- _Given task_
Pictures stay out. Extract the lines below from the first one through the line with "80, 90, 100];", both included.

** START OF Data extract **

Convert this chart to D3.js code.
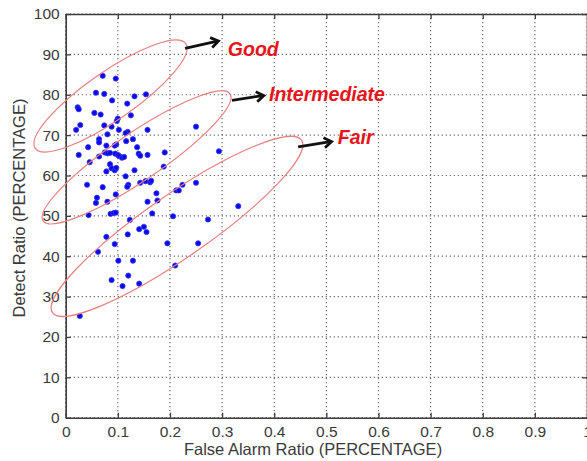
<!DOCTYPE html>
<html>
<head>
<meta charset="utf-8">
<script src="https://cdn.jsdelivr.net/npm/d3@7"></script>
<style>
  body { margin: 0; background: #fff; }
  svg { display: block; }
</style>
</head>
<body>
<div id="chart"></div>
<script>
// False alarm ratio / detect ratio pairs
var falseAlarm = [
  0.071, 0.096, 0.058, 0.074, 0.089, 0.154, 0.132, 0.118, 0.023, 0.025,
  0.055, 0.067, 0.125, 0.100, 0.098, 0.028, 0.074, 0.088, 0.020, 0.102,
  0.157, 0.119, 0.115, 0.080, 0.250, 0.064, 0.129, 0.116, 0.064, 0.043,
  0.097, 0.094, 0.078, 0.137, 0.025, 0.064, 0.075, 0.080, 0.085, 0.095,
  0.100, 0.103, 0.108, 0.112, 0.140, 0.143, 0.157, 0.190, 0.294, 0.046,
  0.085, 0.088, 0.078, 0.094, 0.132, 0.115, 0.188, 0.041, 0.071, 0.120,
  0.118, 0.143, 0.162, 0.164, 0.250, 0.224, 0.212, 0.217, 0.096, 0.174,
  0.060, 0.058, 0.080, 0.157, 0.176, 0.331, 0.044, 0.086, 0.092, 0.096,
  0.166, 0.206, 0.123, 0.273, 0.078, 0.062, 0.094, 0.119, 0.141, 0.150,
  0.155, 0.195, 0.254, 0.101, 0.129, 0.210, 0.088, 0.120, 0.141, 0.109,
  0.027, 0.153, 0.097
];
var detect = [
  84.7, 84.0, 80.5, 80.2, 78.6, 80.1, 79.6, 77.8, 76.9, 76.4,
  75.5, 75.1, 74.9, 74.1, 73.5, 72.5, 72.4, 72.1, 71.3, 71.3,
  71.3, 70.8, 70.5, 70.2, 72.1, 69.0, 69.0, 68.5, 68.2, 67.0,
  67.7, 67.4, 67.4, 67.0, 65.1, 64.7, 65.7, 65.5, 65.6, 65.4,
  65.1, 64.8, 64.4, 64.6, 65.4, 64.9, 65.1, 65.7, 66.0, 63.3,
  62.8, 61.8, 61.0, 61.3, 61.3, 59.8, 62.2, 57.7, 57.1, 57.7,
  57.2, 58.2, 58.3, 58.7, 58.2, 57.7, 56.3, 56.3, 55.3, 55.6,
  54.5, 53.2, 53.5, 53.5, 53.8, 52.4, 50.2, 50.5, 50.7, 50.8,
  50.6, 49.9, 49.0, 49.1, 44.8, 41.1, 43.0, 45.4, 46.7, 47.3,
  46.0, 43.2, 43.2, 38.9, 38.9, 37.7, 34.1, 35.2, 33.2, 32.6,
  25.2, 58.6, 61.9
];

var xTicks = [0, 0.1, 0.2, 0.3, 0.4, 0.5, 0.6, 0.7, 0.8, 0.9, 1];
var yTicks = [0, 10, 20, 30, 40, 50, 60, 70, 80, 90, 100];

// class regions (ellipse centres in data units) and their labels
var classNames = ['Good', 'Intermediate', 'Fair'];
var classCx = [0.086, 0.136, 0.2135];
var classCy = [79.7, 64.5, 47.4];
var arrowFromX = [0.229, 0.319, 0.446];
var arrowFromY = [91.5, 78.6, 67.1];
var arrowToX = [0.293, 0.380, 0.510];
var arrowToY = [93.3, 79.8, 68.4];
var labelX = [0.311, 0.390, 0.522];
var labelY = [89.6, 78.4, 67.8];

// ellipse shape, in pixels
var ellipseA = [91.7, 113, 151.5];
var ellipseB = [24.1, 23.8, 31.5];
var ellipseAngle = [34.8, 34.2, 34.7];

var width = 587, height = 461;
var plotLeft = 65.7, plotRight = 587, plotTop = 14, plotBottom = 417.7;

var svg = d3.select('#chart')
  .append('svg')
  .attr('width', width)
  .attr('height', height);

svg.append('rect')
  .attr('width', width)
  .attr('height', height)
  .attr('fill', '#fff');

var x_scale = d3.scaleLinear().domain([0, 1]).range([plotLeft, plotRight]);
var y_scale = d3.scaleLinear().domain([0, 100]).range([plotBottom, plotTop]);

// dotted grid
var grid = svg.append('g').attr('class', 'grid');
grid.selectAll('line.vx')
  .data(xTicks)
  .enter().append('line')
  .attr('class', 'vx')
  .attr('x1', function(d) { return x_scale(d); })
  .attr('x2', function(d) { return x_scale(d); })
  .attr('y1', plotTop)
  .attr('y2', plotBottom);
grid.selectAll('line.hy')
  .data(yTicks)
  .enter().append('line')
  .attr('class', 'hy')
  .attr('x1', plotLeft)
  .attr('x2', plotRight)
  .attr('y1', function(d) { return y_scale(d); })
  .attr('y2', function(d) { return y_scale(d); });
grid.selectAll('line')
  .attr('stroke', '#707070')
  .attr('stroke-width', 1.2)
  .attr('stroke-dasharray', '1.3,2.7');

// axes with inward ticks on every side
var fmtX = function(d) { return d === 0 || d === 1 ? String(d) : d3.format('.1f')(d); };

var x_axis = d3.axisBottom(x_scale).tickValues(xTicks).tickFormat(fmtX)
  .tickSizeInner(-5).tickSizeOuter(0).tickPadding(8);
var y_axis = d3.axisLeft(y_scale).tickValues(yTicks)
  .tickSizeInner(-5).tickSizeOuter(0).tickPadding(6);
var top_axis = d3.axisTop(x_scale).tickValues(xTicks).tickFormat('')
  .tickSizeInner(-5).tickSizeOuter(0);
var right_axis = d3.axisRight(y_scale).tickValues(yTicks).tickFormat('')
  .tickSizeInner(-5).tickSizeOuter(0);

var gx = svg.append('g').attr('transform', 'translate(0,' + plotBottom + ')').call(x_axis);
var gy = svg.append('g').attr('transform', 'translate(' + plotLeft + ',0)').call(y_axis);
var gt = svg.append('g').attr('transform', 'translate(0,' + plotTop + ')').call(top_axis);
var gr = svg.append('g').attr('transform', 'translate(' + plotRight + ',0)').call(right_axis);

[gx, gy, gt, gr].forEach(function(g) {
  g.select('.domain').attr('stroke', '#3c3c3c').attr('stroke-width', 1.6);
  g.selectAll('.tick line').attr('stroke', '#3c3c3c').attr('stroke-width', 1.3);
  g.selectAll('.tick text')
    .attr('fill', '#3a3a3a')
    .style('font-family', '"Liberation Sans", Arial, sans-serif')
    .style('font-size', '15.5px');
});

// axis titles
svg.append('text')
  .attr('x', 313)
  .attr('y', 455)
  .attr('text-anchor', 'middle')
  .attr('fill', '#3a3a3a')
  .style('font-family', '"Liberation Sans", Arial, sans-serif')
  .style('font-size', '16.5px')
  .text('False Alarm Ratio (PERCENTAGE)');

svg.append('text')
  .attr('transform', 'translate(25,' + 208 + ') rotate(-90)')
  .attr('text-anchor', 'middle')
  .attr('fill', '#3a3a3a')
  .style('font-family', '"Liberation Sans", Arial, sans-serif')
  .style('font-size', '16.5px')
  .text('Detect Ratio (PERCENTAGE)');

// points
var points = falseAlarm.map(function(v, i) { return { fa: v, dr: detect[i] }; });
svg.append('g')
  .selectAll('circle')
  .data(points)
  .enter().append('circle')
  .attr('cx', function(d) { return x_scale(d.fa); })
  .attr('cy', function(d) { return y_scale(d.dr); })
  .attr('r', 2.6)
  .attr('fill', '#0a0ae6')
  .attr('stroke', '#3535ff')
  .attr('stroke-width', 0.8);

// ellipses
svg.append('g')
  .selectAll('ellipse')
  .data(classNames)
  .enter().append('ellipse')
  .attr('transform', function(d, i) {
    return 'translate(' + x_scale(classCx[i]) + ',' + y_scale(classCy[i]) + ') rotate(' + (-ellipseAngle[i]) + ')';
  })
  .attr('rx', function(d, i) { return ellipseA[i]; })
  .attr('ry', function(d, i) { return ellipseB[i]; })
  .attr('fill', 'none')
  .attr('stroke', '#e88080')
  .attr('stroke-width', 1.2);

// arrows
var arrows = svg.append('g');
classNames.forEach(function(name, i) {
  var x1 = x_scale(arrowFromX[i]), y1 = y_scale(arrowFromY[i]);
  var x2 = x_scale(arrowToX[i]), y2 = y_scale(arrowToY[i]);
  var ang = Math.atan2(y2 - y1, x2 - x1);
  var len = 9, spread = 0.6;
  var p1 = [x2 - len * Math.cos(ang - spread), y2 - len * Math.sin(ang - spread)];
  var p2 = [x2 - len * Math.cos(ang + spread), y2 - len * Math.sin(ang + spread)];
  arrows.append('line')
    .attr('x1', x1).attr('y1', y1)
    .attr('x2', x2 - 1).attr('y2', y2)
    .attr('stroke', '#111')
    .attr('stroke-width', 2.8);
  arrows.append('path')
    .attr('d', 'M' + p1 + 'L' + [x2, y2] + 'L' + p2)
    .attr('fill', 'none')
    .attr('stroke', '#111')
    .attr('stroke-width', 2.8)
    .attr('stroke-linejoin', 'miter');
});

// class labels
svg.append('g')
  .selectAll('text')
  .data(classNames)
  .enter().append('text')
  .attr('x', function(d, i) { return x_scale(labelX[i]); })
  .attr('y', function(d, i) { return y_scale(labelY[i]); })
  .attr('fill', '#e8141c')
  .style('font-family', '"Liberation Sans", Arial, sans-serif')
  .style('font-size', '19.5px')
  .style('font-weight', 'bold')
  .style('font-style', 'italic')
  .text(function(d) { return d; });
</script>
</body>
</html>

** END OF Data extract **

- _Task result_
Convert this chart to D3.js code.
<!DOCTYPE html>
<html>
<head>
<meta charset="utf-8">
<script src="https://cdn.jsdelivr.net/npm/d3@7"></script>
<style>
  body { margin: 0; background: #fff; }
  svg { display: block; }
</style>
</head>
<body>
<div id="chart"></div>
<script>
// False alarm ratio / detect ratio pairs
var falseAlarm = [
  0.071, 0.096, 0.058, 0.074, 0.089, 0.154, 0.132, 0.118, 0.023, 0.025,
  0.055, 0.067, 0.125, 0.100, 0.098, 0.028, 0.074, 0.088, 0.020, 0.102,
  0.157, 0.119, 0.115, 0.080, 0.250, 0.064, 0.129, 0.116, 0.064, 0.043,
  0.097, 0.094, 0.078, 0.137, 0.025, 0.064, 0.075, 0.080, 0.085, 0.095,
  0.100, 0.103, 0.108, 0.112, 0.140, 0.143, 0.157, 0.190, 0.294, 0.046,
  0.085, 0.088, 0.078, 0.094, 0.132, 0.115, 0.188, 0.041, 0.071, 0.120,
  0.118, 0.143, 0.162, 0.164, 0.250, 0.224, 0.212, 0.217, 0.096, 0.174,
  0.060, 0.058, 0.080, 0.157, 0.176, 0.331, 0.044, 0.086, 0.092, 0.096,
  0.166, 0.206, 0.123, 0.273, 0.078, 0.062, 0.094, 0.119, 0.141, 0.150,
  0.155, 0.195, 0.254, 0.101, 0.129, 0.210, 0.088, 0.120, 0.141, 0.109,
  0.027, 0.153, 0.097
];
var detect = [
  84.7, 84.0, 80.5, 80.2, 78.6, 80.1, 79.6, 77.8, 76.9, 76.4,
  75.5, 75.1, 74.9, 74.1, 73.5, 72.5, 72.4, 72.1, 71.3, 71.3,
  71.3, 70.8, 70.5, 70.2, 72.1, 69.0, 69.0, 68.5, 68.2, 67.0,
  67.7, 67.4, 67.4, 67.0, 65.1, 64.7, 65.7, 65.5, 65.6, 65.4,
  65.1, 64.8, 64.4, 64.6, 65.4, 64.9, 65.1, 65.7, 66.0, 63.3,
  62.8, 61.8, 61.0, 61.3, 61.3, 59.8, 62.2, 57.7, 57.1, 57.7,
  57.2, 58.2, 58.3, 58.7, 58.2, 57.7, 56.3, 56.3, 55.3, 55.6,
  54.5, 53.2, 53.5, 53.5, 53.8, 52.4, 50.2, 50.5, 50.7, 50.8,
  50.6, 49.9, 49.0, 49.1, 44.8, 41.1, 43.0, 45.4, 46.7, 47.3,
  46.0, 43.2, 43.2, 38.9, 38.9, 37.7, 34.1, 35.2, 33.2, 32.6,
  25.2, 58.6, 61.9
];

var xTicks = [0, 0.1, 0.2, 0.3, 0.4, 0.5, 0.6, 0.7, 0.8, 0.9, 1];
var yTicks = [0, 10, 20, 30, 40, 50, 60, 70, 80, 90, 100];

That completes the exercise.